DI: What is the main principle, idea and inspiration behind your design?
: Lighting design is perception design. As light itself is invisible, we can only perceive reflections, which is the illumination of surfaces with different levels of brightness.
Illuminated areas gain a visual significance and appear more meaningful than darker ones. For a convincing lighting design, it is important to only highlight those architectural elements that are crucial for understanding the space and really are meaningful. Accidentally illuminating nearby areas, too, would mean to attach an unjustified importance to them.
However, if the hierarchy of light does not match the actual hierarchy of elements, the perception of space is distorted, making light appear as a foreign substance, artificial and unreasonable.
DI: What has been your main focus in designing this work? Especially what did you want to achieve?
: The main goal was to create a magic light atmosphere, without allowing a destructive look behind the scenes. The lighting design should appear as natural and logic as possible, allowing an undisturbed experience of space. It is the light that shall be seen, not the luminaires.

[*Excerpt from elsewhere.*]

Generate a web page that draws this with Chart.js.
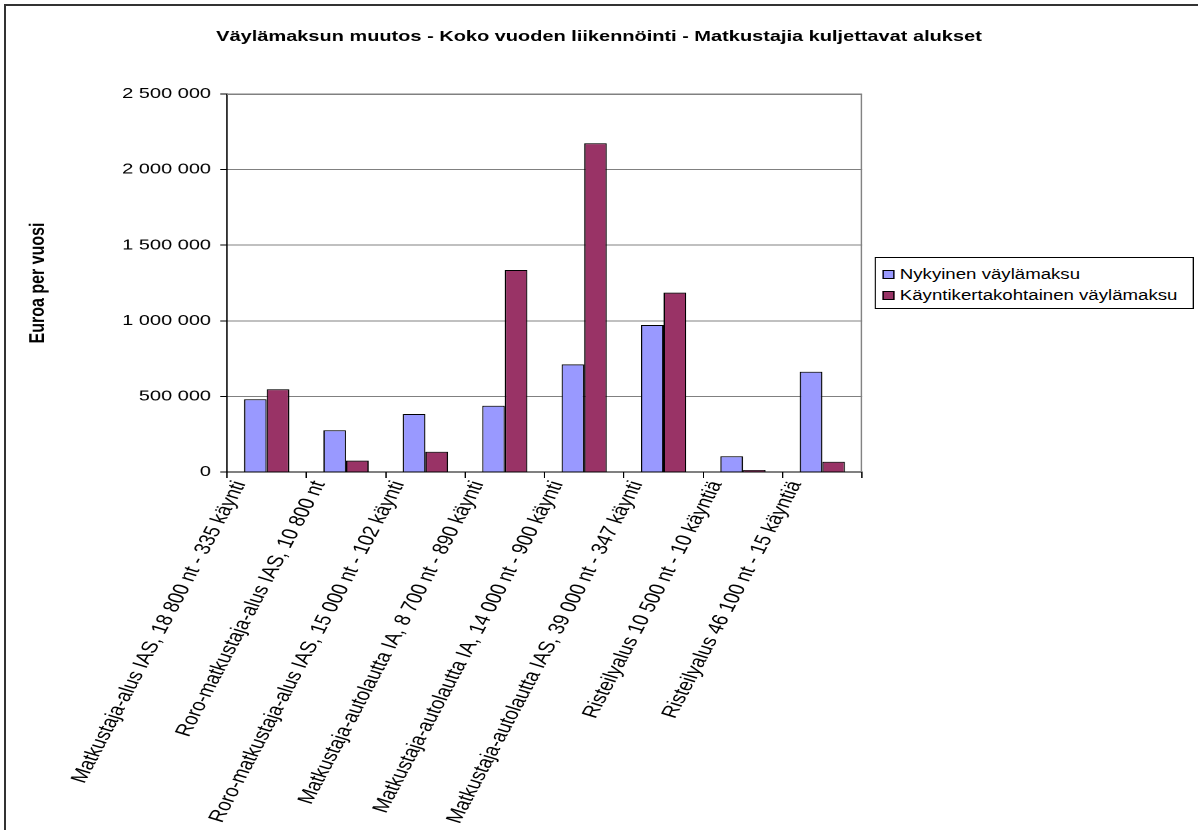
<!DOCTYPE html>
<html>
<head>
<meta charset="utf-8">
<script src="https://cdn.jsdelivr.net/npm/chart.js@4/dist/chart.umd.min.js"></script>
<style>
  html, body { margin: 0; padding: 0; background: #fff; overflow: hidden; }
  body { width: 1198px; height: 830px; position: relative; }
  /* the reference is a horizontally stretched Excel chart, so draw narrow and stretch */
  #stage { position: absolute; left: 0; top: 0; width: 900px; height: 830px;
           transform: scaleX(1.3311); transform-origin: 0 0; }
  #chartBox { position: absolute; left: 0; top: 0; width: 900px; height: 830px; }
  #frame { position: absolute; left: 4px; top: 4px; width: 1300px; height: 900px;
           border-left: 2px solid #333; border-top: 2px solid #333; pointer-events: none; }
  #legend { position: absolute; left: 657px; top: 257px; width: 238px; height: 50px;
            border: 1px solid #000; background: #fff;
            font-family: "Liberation Sans", Arial, sans-serif; font-size: 14px; color: #000; }
  #legend .row { position: absolute; left: 5px; height: 20px; line-height: 20px; white-space: nowrap; }
  #legend .sw { display: inline-block; width: 7px; height: 7px; border: 1px solid #000;
                margin-right: 4px; vertical-align: 0px; }
</style>
</head>
<body>
<div id="stage">
  <div id="chartBox"><canvas id="myChart"></canvas></div>
  <div id="legend"></div>
</div>
<div id="frame"></div>
<script>
(function() {
    const categories = [
        'Matkustaja-alus IAS, 18 800 nt - 335 käynti',
        'Roro-matkustaja-alus IAS, 10 800 nt',
        'Roro-matkustaja-alus IAS, 15 000 nt - 102 käynti',
        'Matkustaja-autolautta IA, 8 700 nt - 890 käynti',
        'Matkustaja-autolautta IA, 14 000 nt - 900 käynti',
        'Matkustaja-autolautta IAS, 39 000 nt - 347 käynti',
        'Risteilyalus 10 500 nt - 10 käyntiä',
        'Risteilyalus 46 100 nt - 15 käyntiä'
    ];
    const seriesNames = ['Nykyinen väylämaksu', 'Käyntikertakohtainen väylämaksu'];
    const nykyinen = [481000, 276000, 384000, 438000, 712000, 972000, 104000, 663000];
    const kayntikerta = [547000, 75000, 134000, 1336000, 2174000, 1186000, 13000, 68000];
    const yTicks = [0, 500000, 1000000, 1500000, 2000000, 2500000];
    const yTickLabels = ['0', '500 000', '1 000 000', '1 500 000', '2 000 000', '2 500 000'];
    const colors = ['#9999FF', '#993366'];

    const FONT = '"Liberation Sans", Arial, sans-serif';

    // grey frame around the plot area like Excel
    const plotBorder = {
        id: 'plotBorder',
        afterDraw(chart) {
            const a = chart.chartArea;
            const ctx = chart.ctx;
            ctx.save();
            ctx.strokeStyle = '#808080';
            ctx.lineWidth = 1;
            ctx.beginPath();
            ctx.moveTo(a.left, a.top + 0.5);
            ctx.lineTo(a.right - 0.5, a.top + 0.5);
            ctx.lineTo(a.right - 0.5, a.bottom);
            ctx.stroke();
            ctx.restore();
        }
    };

    const ctx = document.getElementById('myChart');
    new Chart(ctx, {
        type: 'bar',
        data: {
            labels: categories,
            datasets: [{
                label: seriesNames[0],
                data: nykyinen,
                backgroundColor: colors[0],
                borderColor: '#000',
                borderWidth: 1
            }, {
                label: seriesNames[1],
                data: kayntikerta,
                backgroundColor: colors[1],
                borderColor: '#000',
                borderWidth: 1
            }]
        },
        options: {
            responsive: true,
            maintainAspectRatio: false,
            animation: false,
            devicePixelRatio: 2,
            layout: { padding: 0 },
            datasets: { bar: { categoryPercentage: 0.57, barPercentage: 1 } },
            plugins: {
                legend: { display: false },
                tooltip: { enabled: false },
                title: {
                    display: true,
                    text: 'Väylämaksun muutos - Koko vuoden liikennöinti - Matkustajia kuljettavat alukset',
                    color: '#000',
                    font: { family: FONT, size: 15, weight: 'bold', lineHeight: 1.2 },
                    padding: { top: 28, bottom: 48 }
                }
            },
            scales: {
                x: {
                    offset: true,
                    grid: { display: true, offset: true, drawOnChartArea: false, tickLength: 6, color: '#000' },
                    border: { color: '#000' },
                    ticks: {
                        color: '#000',
                        font: { family: FONT, size: 17 },
                        minRotation: 68,
                        maxRotation: 68,
                        autoSkip: false,
                        padding: 0,
                        labelOffset: -20
                    },
                    afterFit(scale) { scale.height = 358; }
                },
                y: {
                    min: 0,
                    max: 2500000,
                    afterBuildTicks(scale) { scale.ticks = yTicks.map(v => ({ value: v })); },
                    grid: { color: '#808080', tickColor: '#000', tickLength: 5 },
                    border: { color: '#000' },
                    ticks: {
                        color: '#000',
                        font: { family: FONT, size: 15 },
                        padding: 7,
                        callback(value) { return yTickLabels[yTicks.indexOf(value)]; }
                    },
                    title: {
                        display: true,
                        text: 'Euroa per vuosi',
                        color: '#000',
                        font: { family: FONT, size: 16, weight: 'bold', lineHeight: 1.2 },
                        padding: { top: 19, bottom: 0 }
                    },
                    afterFit(scale) { scale.width = 170.5; }
                },
                // empty right-hand axis: reserves the room where the legend sits
                spacer: {
                    type: 'linear',
                    position: 'right',
                    display: true,
                    grid: { display: false },
                    border: { display: false },
                    ticks: { display: false },
                    afterFit(scale) { scale.width = 252.4; }
                }
            }
        },
        plugins: [plotBorder]
    });

    // legend box (html, kept as real text)
    const legend = document.getElementById('legend');
    seriesNames.forEach(function(name, i) {
        const row = document.createElement('div');
        row.className = 'row';
        row.style.top = (6 + i * 21) + 'px';
        row.innerHTML = '<span class="sw" style="background:' + colors[i] + '"></span>' + name;
        legend.appendChild(row);
    });
})();
</script>
</body>
</html>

Nevertheless, the crucial point is to enhance the architecture by light, not to superimpose it.
DI: How long did it take you to design this particular concept?
: The development and realization of the lighting design concept happened simultaneously to the development and realization of the architectural building concept. Both designs influenced each other, starting in 2007 and finishing in 2011.
DI: Where there any other designs and/or designers that helped the influence the design of your work?
: The design concept was not developed referring to any other design or effect. Rather, it was the logic consequence of fulfilling our main idea: lighting according to the hierarchy of meanings.
However, as mentioned, the creation of the architecture influenced the lighting design and vice versa. So the project was evolved in a strong cooperation with the architects of Shenzhen Universiade Sports Center: gmp Architekten.
DI: Who is the target customer for his design?
: Being a design project, there is no customer or consumer in the traditional sense, of course. However, having in mind that the lighting design will have an impact on different people, the needs of all possible users were considered.
User-friendliness was one of the highest goals of the design, be it for “active” users like sportspeople and visitors, “passive” users like the drivers that cross by the sports center and catch it from the corner of their eyes, and even for technicians that are charged with the maintenance of the lighting system.
DI: What sets this design apart from other similar or resembling concepts?
: The main outstanding characteristic of the Shenzhen Universiade Spots Center lighting design is the high level of sophistication in its details. There is no look behind the scenes, no glare, no revealing of single light sources. What is the point of a magnificent effect from distance if all magic will be gone as soon as you see it at close range? The details matter.
Thus, the focus on users is a high aim. No matter from which angle seen, the LED light sources are never visible. Glare does not arise, not even from the inside of the crystal shell.
Many of the luminaires of the light concept were custom-made, created in a way that their beam angles match the geometry of the architecture. There are no accidental LED light cones drawing attention to their actual position.
DI: Who did you collaborate with for this design? Did you work with people with technical / specialized skills?
: As we are an interdisciplinary lighting design office, our designers have different backgrounds like architecture, interior design, electrical engineering and scenography.
Thus, the technical knowledge is already in our house, so that we also develop complete lighting systems, including even the calculation of reflector coordinates.
In Shenzhen, we developed the concept and final design. The realization and installation of luminaires was done by Chinese Grandar Light Art & Technology Co. Ltd.
DI: What is the role of technology in this particular design?
: Generally, the development of custom-made luminaires tailored to the needs of architecture is not compulsory linked to new technology. The downlights for the exterior lighting of the Universiade building complex are designed with metal halide lamps in combination with sensibly constructed reflectors. So this is a specially tailored light system independent from new technology, which we could also have realized twenty years before.
Even the façade lighting of the crystalline shapes could – if it had to be - be realized with fluorescent lamps and appropriate reflectors. However, the possibility of using LED is a great advantage. Due to its size, lifetime and easy combination with lenses, LED makes the project easier, cheaper, faster, more efficient and more precise.
But still, LED alone is not the solution. The LED systems of today have to be planned as carefully as former light sources.
DI: What are some of the challenges you faced during the design/realization of your concept?
: The main challenge of the project was to persuade the client not to economize on the details, as they are the essential key to the magic of the space. After a lot of comparative sampling between sophisticated systems and cheaper simplified systems, we luckily managed to convince him. In the end, he even spent more money than expected by realizing the LED modules in RGB colour, though they were originally planned to be white.
DI: What did you learn or how did you improve yourself during the designing of this work?
: The most interesting lessons that we drew from this foreign project was that principles which we deemed universal turned out to be more regional than expected. This way, for instance, plan symbols in China sometimes had different meanings than in Europe and thus created some confusion between different planning offices.